_Problem statement_
Only the lines from the start of the data to the line containing "const yTicks = [0, 1, 2, 3, 4];", both included, should be output, exactly and without pictures.

_Data provided_
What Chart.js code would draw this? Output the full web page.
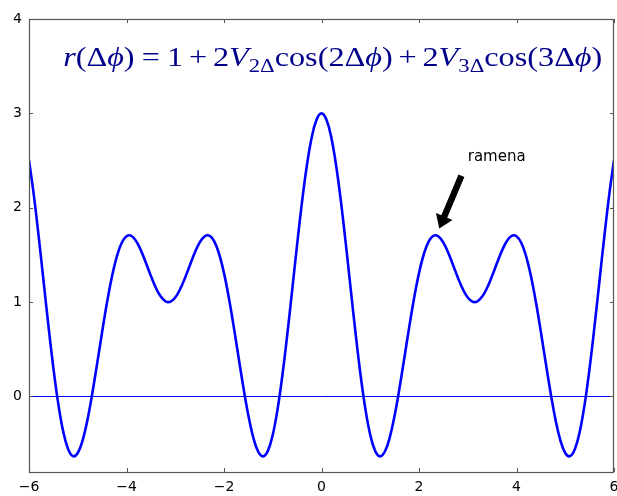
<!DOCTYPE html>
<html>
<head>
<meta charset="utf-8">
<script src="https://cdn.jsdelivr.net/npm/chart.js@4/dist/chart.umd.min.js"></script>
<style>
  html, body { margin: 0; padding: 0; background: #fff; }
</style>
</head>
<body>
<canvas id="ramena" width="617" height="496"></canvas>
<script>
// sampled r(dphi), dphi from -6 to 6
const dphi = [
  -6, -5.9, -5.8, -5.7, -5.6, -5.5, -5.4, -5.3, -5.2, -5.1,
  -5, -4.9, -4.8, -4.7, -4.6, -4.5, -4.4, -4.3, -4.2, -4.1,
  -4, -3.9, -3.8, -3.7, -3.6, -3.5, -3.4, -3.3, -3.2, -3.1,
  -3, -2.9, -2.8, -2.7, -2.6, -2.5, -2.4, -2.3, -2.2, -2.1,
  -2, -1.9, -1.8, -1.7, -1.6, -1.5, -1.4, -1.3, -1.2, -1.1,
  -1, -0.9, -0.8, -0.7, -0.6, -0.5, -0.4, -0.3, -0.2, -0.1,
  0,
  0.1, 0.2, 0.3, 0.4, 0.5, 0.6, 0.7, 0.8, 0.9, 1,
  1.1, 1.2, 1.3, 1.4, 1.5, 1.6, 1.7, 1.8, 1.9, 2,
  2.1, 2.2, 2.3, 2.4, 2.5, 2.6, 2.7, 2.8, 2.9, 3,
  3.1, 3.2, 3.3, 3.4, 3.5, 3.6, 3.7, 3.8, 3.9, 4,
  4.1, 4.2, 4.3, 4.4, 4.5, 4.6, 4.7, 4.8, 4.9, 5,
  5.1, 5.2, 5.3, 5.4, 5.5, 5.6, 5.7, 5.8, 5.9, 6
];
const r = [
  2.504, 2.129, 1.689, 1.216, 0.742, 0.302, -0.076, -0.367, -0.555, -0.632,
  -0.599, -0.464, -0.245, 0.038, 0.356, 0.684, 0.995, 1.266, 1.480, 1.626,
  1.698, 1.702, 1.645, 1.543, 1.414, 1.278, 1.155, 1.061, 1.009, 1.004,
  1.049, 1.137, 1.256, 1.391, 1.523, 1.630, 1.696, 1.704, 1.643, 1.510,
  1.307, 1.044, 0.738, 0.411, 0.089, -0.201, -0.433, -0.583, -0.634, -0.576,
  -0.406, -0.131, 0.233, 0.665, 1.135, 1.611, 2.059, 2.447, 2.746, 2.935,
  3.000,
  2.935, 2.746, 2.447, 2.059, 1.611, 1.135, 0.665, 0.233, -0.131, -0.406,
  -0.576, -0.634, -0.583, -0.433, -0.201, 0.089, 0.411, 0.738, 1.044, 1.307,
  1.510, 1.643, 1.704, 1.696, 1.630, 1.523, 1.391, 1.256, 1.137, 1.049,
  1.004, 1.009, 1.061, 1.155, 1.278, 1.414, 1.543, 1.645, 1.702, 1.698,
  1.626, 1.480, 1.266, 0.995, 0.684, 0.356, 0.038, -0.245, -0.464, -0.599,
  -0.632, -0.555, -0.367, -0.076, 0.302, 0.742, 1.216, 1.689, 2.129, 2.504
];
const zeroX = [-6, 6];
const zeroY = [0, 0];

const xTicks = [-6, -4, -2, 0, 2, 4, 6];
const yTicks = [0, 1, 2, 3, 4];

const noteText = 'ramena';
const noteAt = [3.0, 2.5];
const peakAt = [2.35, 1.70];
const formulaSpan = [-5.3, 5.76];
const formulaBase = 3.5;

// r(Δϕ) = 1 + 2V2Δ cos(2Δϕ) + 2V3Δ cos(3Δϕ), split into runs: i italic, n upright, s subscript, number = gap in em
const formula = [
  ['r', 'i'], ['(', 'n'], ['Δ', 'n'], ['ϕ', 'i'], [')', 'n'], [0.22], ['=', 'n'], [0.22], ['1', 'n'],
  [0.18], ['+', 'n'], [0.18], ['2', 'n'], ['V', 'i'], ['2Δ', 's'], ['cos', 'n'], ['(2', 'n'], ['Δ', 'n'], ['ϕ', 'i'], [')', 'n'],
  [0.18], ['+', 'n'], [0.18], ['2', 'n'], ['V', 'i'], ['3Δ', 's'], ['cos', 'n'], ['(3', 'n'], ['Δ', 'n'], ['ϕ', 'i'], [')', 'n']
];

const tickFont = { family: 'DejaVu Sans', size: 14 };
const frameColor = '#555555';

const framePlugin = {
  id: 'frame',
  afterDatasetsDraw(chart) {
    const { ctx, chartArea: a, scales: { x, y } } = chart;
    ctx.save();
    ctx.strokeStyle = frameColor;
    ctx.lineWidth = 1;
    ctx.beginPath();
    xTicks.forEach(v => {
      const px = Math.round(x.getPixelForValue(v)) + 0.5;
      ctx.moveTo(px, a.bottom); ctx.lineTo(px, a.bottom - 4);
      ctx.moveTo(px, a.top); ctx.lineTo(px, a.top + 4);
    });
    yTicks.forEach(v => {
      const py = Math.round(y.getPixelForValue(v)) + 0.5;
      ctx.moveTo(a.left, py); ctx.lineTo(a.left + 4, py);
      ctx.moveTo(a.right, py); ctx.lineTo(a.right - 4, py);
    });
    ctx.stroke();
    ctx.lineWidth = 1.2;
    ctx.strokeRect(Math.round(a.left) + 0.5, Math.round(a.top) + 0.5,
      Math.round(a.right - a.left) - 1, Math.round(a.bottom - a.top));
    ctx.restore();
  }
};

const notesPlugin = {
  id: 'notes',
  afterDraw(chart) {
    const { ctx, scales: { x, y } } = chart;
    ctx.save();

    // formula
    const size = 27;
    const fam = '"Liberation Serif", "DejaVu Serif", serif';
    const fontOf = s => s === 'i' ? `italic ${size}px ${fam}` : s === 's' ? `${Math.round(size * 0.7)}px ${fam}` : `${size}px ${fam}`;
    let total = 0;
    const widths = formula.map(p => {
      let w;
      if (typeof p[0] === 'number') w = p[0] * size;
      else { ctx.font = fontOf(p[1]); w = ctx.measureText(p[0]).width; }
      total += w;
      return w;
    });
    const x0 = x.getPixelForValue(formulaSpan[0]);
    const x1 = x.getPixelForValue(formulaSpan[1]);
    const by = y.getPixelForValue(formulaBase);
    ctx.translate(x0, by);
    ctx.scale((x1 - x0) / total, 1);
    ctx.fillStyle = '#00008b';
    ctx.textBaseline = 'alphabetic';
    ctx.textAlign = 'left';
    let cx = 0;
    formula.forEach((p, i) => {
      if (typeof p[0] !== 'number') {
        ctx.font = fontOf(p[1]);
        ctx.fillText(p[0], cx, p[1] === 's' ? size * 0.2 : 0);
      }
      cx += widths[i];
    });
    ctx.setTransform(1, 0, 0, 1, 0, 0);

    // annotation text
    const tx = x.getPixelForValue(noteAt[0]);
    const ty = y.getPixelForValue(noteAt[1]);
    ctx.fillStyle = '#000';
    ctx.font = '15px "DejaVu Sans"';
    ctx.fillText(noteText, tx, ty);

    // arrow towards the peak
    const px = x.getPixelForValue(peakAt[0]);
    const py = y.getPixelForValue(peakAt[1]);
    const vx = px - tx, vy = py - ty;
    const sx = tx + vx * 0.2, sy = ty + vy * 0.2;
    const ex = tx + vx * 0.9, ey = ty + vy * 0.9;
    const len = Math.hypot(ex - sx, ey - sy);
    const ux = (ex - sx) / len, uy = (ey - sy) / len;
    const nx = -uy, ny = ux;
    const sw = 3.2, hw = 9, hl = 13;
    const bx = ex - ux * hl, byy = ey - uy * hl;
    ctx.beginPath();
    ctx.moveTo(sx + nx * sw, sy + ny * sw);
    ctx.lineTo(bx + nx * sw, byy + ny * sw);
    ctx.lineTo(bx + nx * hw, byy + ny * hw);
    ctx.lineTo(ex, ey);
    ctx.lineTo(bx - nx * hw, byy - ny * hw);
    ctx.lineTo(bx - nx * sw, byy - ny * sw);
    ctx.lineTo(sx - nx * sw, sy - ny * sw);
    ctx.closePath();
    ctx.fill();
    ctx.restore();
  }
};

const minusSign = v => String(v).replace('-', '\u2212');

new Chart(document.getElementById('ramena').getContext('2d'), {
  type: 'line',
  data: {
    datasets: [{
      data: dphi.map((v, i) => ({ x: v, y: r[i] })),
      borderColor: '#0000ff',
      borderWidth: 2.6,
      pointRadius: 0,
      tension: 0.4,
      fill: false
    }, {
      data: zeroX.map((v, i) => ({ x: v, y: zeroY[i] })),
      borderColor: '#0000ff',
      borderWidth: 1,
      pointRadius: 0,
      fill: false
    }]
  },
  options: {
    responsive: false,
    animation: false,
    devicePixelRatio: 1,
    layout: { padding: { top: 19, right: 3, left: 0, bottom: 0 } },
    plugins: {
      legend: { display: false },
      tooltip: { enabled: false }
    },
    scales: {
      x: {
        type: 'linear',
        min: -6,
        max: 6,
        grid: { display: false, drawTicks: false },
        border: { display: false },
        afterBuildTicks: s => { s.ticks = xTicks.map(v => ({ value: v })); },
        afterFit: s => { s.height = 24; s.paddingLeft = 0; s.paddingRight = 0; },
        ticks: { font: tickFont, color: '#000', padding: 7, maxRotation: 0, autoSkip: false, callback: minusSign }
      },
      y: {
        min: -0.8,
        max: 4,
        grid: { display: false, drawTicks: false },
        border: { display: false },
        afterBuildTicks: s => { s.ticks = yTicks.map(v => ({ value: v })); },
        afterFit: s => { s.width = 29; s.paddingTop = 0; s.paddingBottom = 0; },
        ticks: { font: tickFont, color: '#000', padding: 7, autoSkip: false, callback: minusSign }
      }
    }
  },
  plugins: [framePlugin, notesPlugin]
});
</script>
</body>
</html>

_Task result_
What Chart.js code would draw this? Output the full web page.
<!DOCTYPE html>
<html>
<head>
<meta charset="utf-8">
<script src="https://cdn.jsdelivr.net/npm/chart.js@4/dist/chart.umd.min.js"></script>
<style>
  html, body { margin: 0; padding: 0; background: #fff; }
</style>
</head>
<body>
<canvas id="ramena" width="617" height="496"></canvas>
<script>
// sampled r(dphi), dphi from -6 to 6
const dphi = [
  -6, -5.9, -5.8, -5.7, -5.6, -5.5, -5.4, -5.3, -5.2, -5.1,
  -5, -4.9, -4.8, -4.7, -4.6, -4.5, -4.4, -4.3, -4.2, -4.1,
  -4, -3.9, -3.8, -3.7, -3.6, -3.5, -3.4, -3.3, -3.2, -3.1,
  -3, -2.9, -2.8, -2.7, -2.6, -2.5, -2.4, -2.3, -2.2, -2.1,
  -2, -1.9, -1.8, -1.7, -1.6, -1.5, -1.4, -1.3, -1.2, -1.1,
  -1, -0.9, -0.8, -0.7, -0.6, -0.5, -0.4, -0.3, -0.2, -0.1,
  0,
  0.1, 0.2, 0.3, 0.4, 0.5, 0.6, 0.7, 0.8, 0.9, 1,
  1.1, 1.2, 1.3, 1.4, 1.5, 1.6, 1.7, 1.8, 1.9, 2,
  2.1, 2.2, 2.3, 2.4, 2.5, 2.6, 2.7, 2.8, 2.9, 3,
  3.1, 3.2, 3.3, 3.4, 3.5, 3.6, 3.7, 3.8, 3.9, 4,
  4.1, 4.2, 4.3, 4.4, 4.5, 4.6, 4.7, 4.8, 4.9, 5,
  5.1, 5.2, 5.3, 5.4, 5.5, 5.6, 5.7, 5.8, 5.9, 6
];
const r = [
  2.504, 2.129, 1.689, 1.216, 0.742, 0.302, -0.076, -0.367, -0.555, -0.632,
  -0.599, -0.464, -0.245, 0.038, 0.356, 0.684, 0.995, 1.266, 1.480, 1.626,
  1.698, 1.702, 1.645, 1.543, 1.414, 1.278, 1.155, 1.061, 1.009, 1.004,
  1.049, 1.137, 1.256, 1.391, 1.523, 1.630, 1.696, 1.704, 1.643, 1.510,
  1.307, 1.044, 0.738, 0.411, 0.089, -0.201, -0.433, -0.583, -0.634, -0.576,
  -0.406, -0.131, 0.233, 0.665, 1.135, 1.611, 2.059, 2.447, 2.746, 2.935,
  3.000,
  2.935, 2.746, 2.447, 2.059, 1.611, 1.135, 0.665, 0.233, -0.131, -0.406,
  -0.576, -0.634, -0.583, -0.433, -0.201, 0.089, 0.411, 0.738, 1.044, 1.307,
  1.510, 1.643, 1.704, 1.696, 1.630, 1.523, 1.391, 1.256, 1.137, 1.049,
  1.004, 1.009, 1.061, 1.155, 1.278, 1.414, 1.543, 1.645, 1.702, 1.698,
  1.626, 1.480, 1.266, 0.995, 0.684, 0.356, 0.038, -0.245, -0.464, -0.599,
  -0.632, -0.555, -0.367, -0.076, 0.302, 0.742, 1.216, 1.689, 2.129, 2.504
];
const zeroX = [-6, 6];
const zeroY = [0, 0];

const xTicks = [-6, -4, -2, 0, 2, 4, 6];
const yTicks = [0, 1, 2, 3, 4];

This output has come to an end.